Make sure that all necessary DB2 environment variables are set in the environment of the PostgreSQL server process (DB2_HOME if you don't use Instant Client, TNS_ADMIN if you have configuration files, etc.)

To install the extension in a database, connect as superuser and

CREATE EXTENSION db2_fdw;

That will define the required functions and create a foreign data wrapper.

To upgrade from an db2_fdw version before 1.0.0, use

ALTER EXTENSION db2_fdw UPDATE;

Note that the extension version as shown by the psql command \x or the system catalog pg_available_extensions is not the installed version of db2_fdw.
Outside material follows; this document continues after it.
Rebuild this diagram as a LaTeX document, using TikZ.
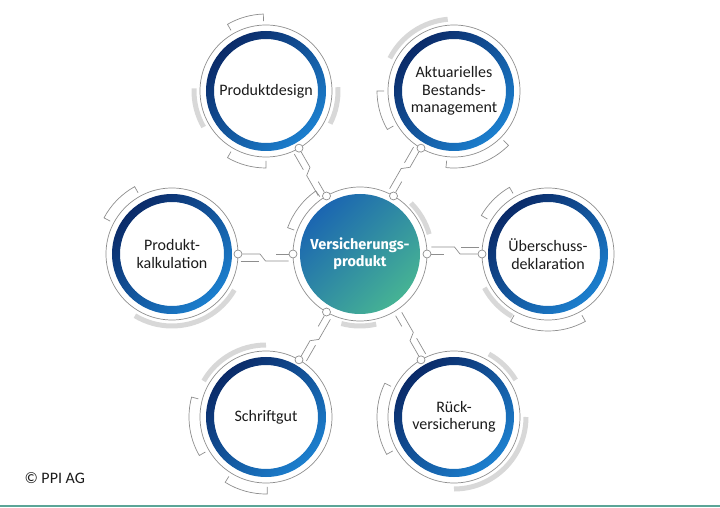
\documentclass[tikz,border=0pt]{standalone}
\usepackage{fontspec}
\setmainfont{Carlito}
\newfontfamily\hubfont{Fira Sans}
\usetikzlibrary{
        calc,
        positioning
    }
\definecolor{ringnavy}{HTML}{0A2A68}
\definecolor{ringblue}{HTML}{1C7FCE}
\definecolor{hubblue}{HTML}{1B66B1}
\definecolor{hubteal}{HTML}{46B394}
\definecolor{wiregrey}{HTML}{8E8E8E}
\definecolor{arcgrey}{HTML}{D8D8D8}
\definecolor{footteal}{HTML}{5BA597}
\definecolor{inktext}{HTML}{1B1B1B}
\tikzset{
    sat/.style={circle,minimum size=120pt,inner sep=0pt,align=center,on grid,
        text=inktext,font=\fontsize{16}{17.5}\selectfont},
    hub/.style={circle,minimum size=120pt,inner sep=0pt,align=center,
        top color=hubblue,bottom color=hubteal,shading angle=45,
        text=white,font=\hubfont\bfseries\fontsize{14.5}{17}\selectfont},
    wire/.style={draw=wiregrey,line width=0.7pt},
    greyarc/.style={draw=arcgrey,line width=5pt},
    pin/.style={circle,draw=wiregrey,fill=white,line width=0.7pt,minimum size=8pt,inner sep=0pt}
}

\begin{document}
\begin{tikzpicture}[x=1pt,y=1pt]
    \useasboundingbox (-360,-254) rectangle (360,254);
        \node[hub] (vp) at (0,0) {Versicherungs-\\produkt};
        \node[sat] (pd) [above left=163pt and 94pt of vp]  {Produktdesign};
        \node[sat] (ab) [above right=163pt and 94pt of vp] {Aktuarielles\\Bestands-\\management};
        \node[sat] (ue) [right=188pt of vp] {Überschuss-\\deklaration};
        \node[sat] (pk) [left=188pt of vp]  {Produkt-\\kalkulation};
        \node[sat] (sg) [below left=163pt and 94pt of vp]  {Schriftgut};
        \node[sat] (rv) [below right=163pt and 94pt of vp] {Rück-\\versicherung};

        % blue rings
        \foreach \n in {pd,ab,ue,pk,sg,rv}
            \shade[even odd rule,top color=ringnavy,bottom color=ringblue,shading angle=45]
                (\n.center) circle[radius=60] (\n.center) circle[radius=52];

        % thin rings
        \foreach \n/\r in {pd/66,ab/66,ue/66,pk/66,sg/66,rv/66,vp/67}
            \draw[wire] (\n.center) circle[radius=\r];

        % light grey arcs
        \foreach \n/\a/\b in {pd/178/210,pd/-27/3,ab/95/153,ue/208/240,pk/239/330,
                              sg/90/150,rv/31/61,rv/-90/0,vp/16/45,vp/-105/-77}
            \draw[greyarc] ([shift={(\a:72)}]\n.center) arc[start angle=\a,end angle=\b,radius=72];

        % brackets
        \foreach \n/\a/\b in {pd/92/120,pd/240/270,ab/-96/-45,ab/180/210,ue/120/150,ue/241/299,
                              pk/119/152,sg/165/210,sg/238/271,rv/154/209,vp/125/160}
            \draw[wire] ([shift={(\a:70)}]\n.center) -- ([shift={(\a:77)}]\n.center)
                arc[start angle=\a,end angle=\b,radius=77] -- ([shift={(\b:70)}]\n.center);

        % connectors
        \foreach \n/\t/\o in {pd/120/1,ab/60/1,ue/0/1,pk/180/1,sg/240/1,rv/300/0} {
            \node[pin] (\n-out) at ([shift={(\t+180:66)}]\n.center) {};
            \node[pin,draw opacity=\o,fill opacity=\o] (\n-in) at ([shift={(\t:67)}]vp.center) {};
            \draw[wire] (\n-out) -- ($(\n-out)!0.4!(\n-in)$)
                -- ($(\n-out)!0.5!(\n-in)!7pt!-90:(\n-in)$)
                -- ($(\n-out)!0.92!(\n-in)!7pt!-90:(\n-in)$);
            \draw[wire] ($(\n-out)!0.7!(\n-in)$) -- (\n-in);
            \draw[wire] ($(\n-out)!0.05!(\n-in)!7pt!-90:(\n-in)$)
                -- ($(\n-out)!0.38!(\n-in)!7pt!-90:(\n-in)$);
        }

        \node[anchor=west,text=inktext,font=\fontsize{16}{18}\selectfont] (copy) at (-339,-224) {© PPI AG};
        \draw[footteal,line width=1.5pt] (-360,-252) -- (360,-252);
\end{tikzpicture}
\end{document}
To get the db2_fdw version, use the function DB2_diag.

Running the regression tests:

Unless you are developing db2_fdw or want to test its functionality on an exotic platform, you don't have to do this.

For the regression tests to work, you must have a PostgreSQL cluster (10.1 or better) and an DB2 server (11.1 or better with Locator or Spatial) running, and the db2_fdw binaries must be installed. The regression tests will create a database called contrib_regression and run a number of tests.
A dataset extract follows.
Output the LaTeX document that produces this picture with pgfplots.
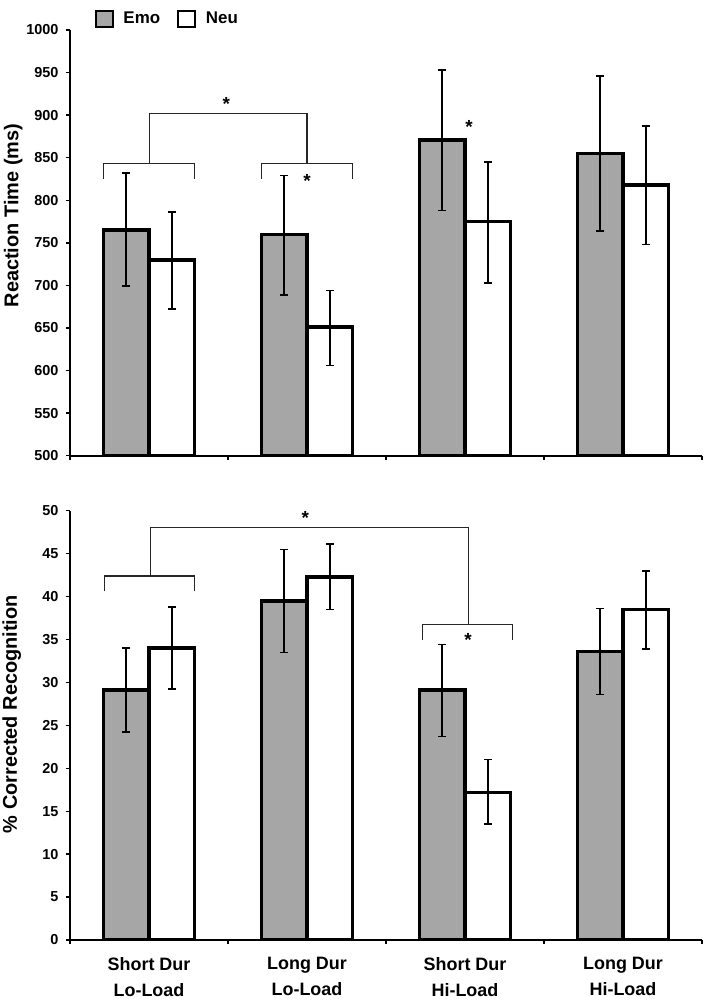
\documentclass[border=0pt]{standalone}
\usepackage{fontspec}
\setmainfont{Liberation Sans}
\usepackage{pgfplots}
\pgfplotsset{compat=1.18}
\usepackage{pgfplotstable}

\definecolor{bargray}{RGB}{166,166,166}

% x positions: category index -0.144 (Emo) / +0.144 (Neu)
\pgfplotstableread{
x y ep em
-0.144 765 67 66
0.856 760 69 71
1.856 871 82 83
2.856 855 91 91
}\rtemo
\pgfplotstableread{
x y ep em
0.144 730 56 58
1.144 651 43 45
2.144 775 70 72
3.144 818 69 70
}\rtneu
\pgfplotstableread{
x y ep em
-0.144 29.1 4.9 4.9
0.856 39.5 6.0 6.0
1.856 29.1 5.3 5.4
2.856 33.6 5.0 5.0
}\cremo
\pgfplotstableread{
x y ep em
0.144 34.0 4.8 4.8
1.144 42.3 3.8 3.8
2.144 17.2 3.8 3.7
3.144 38.5 4.5 4.6
}\crneu

\tikzset{astlabel/.style={font=\bfseries\fontsize{19}{19}\selectfont}}

\pgfplotsset{
  panel/.style={
    scale only axis, width=632bp,
    xmin=-0.5, xmax=3.5,
    axis x line*=bottom, axis y line*=left,
    axis line style={line width=2.2bp},
    every tick/.style={black, line width=1.4bp},
    major tick length=4bp,
    tick align=outside,
    xtick={-0.5,0.5,1.5,2.5,3.5}, xticklabels={},
    /pgf/number format/assume math mode=true,
    /pgf/number format/set thousands separator={},
    yticklabel style={font=\bfseries\fontsize{14.5}{16}\selectfont, xshift=-4bp},
    ylabel style={font=\bfseries\fontsize{20}{22}\selectfont, rotate=0, anchor=center},
  },
  barbase/.style={ybar, bar width=0.288, bar shift=0pt, draw=black, line width=3.4bp,
    error bars/.cd, y dir=both, y explicit,
    error bar style={line width=1.6bp, black},
    error mark options={rotate=90, line width=1.6bp, mark size=4bp, black}},
  emobar/.style={fill=bargray, barbase},
  neubar/.style={fill=white, barbase},
  brk/.style={black!85, line width=1.2bp, forget plot},
}

\begin{document}
\begin{tikzpicture}
\path[use as bounding box] (0,0) rectangle (709bp,1003bp);

% Top panel
\begin{axis}[panel,
  at={(70bp,547.3bp)}, anchor=south west,
  height=425.7bp,
  ymin=500, ymax=1000, ytick={500,550,...,1000},
  ylabel={Reaction Time (ms)},
  ylabel style={at={(axis description cs:-0.09,0.564)}},
  legend columns=2,
  legend style={draw=none, fill=none, at={(axis description cs:0.034,1.0)}, anchor=south west,
    font=\bfseries\fontsize{17}{19}\selectfont,
    /tikz/every even column/.append style={column sep=15bp}},
  legend image code/.code={\draw[#1, line width=2.2bp] (0bp,-8bp) rectangle (17bp,8bp); \path (24bp,0bp);},
]
\addplot[emobar] table[x=x, y=y, y error plus=ep, y error minus=em]{\rtemo};
\addlegendentry{Emo}
\addplot[neubar] table[x=x, y=y, y error plus=ep, y error minus=em]{\rtneu};
\addlegendentry{Neu}
\addplot[brk] coordinates {(-0.29,825) (-0.29,843) (0.29,843) (0.29,825)};
\addplot[brk] coordinates {(0.71,825) (0.71,843) (1.29,843) (1.29,825)};
\addplot[brk] coordinates {(0.005,843) (0.005,902) (1.0,902) (1.0,843)};
\node[astlabel] at (axis cs:0.49,913) {*};
\node[astlabel] at (axis cs:1.0,823) {*};
\node[astlabel] at (axis cs:2.025,886) {*};
\end{axis}

% Bottom panel
\begin{axis}[panel,
  at={(70bp,63bp)}, anchor=south west,
  height=429.3bp,
  ymin=0, ymax=50, ytick={0,5,...,50},
  ylabel={\% Corrected Recognition},
  ylabel style={at={(axis description cs:-0.092,0.526)}},
  extra x ticks={0,1,2,3},
  extra x tick labels={{Short Dur\\Lo-Load},{Long Dur\\Lo-Load},{Short Dur\\Hi-Load},{Long Dur\\Hi-Load}},
  extra x tick style={major tick length=0pt,
    xticklabel style={align=center, font=\bfseries\fontsize{18}{26}\selectfont, yshift=-14bp}},
]
\addplot[emobar] table[x=x, y=y, y error plus=ep, y error minus=em]{\cremo};
\addplot[neubar] table[x=x, y=y, y error plus=ep, y error minus=em]{\crneu};
\addplot[brk] coordinates {(-0.28,40.6) (-0.28,42.4) (0.29,42.4) (0.29,40.6)};
\addplot[brk] coordinates {(1.73,34.9) (1.73,36.7) (2.30,36.7) (2.30,34.9)};
\addplot[brk] coordinates {(0.01,42.4) (0.01,48.07) (2.02,48.07) (2.02,36.7)};
\node[astlabel] at (axis cs:0.99,49.2) {*};
\node[astlabel] at (axis cs:2.02,34.9) {*};
\end{axis}
\end{tikzpicture}
\end{document}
The DB2 database must be prepared as follows: - The sample database 'SAMPLE' has to be created. A operating system user with password authentication hast to be created and for the sake of simplification the rights DBADM granted on the SAMPLE database.

The regression tests are run as follows:

$ make installcheck

7 Internals

db2_fdw sets the MODULE of the DB2 session to postgres and the ACTION to the backend process number. This can help identifying the DB2 session and allows you to trace it with DBMS_MONITOR.SERV_MOD_ACT_TRACE_ENABLE.

The isolation level is directly defined in the database. Per default the SAMPLE database is create with the isolation level 'currently commited'

To check the isolation level execute: db2 get db cfg for SAMPLE|grep CUR_COMMIT

If this is set to OFF the default is cursor stability.

8 Problems

will follow.

9 Support

If you want to report a problem with db2_fdw, and the name of the foreign server is (for example) "sample", please include the output of

SELECT DB2_diag('sample');

in your problem report. If that causes an error, please also include the output of

SELECT DB2_diag();

If you have a problem or question or any kind of feedback, the preferred option is to open an issue on GitHub This requires a GitHub account.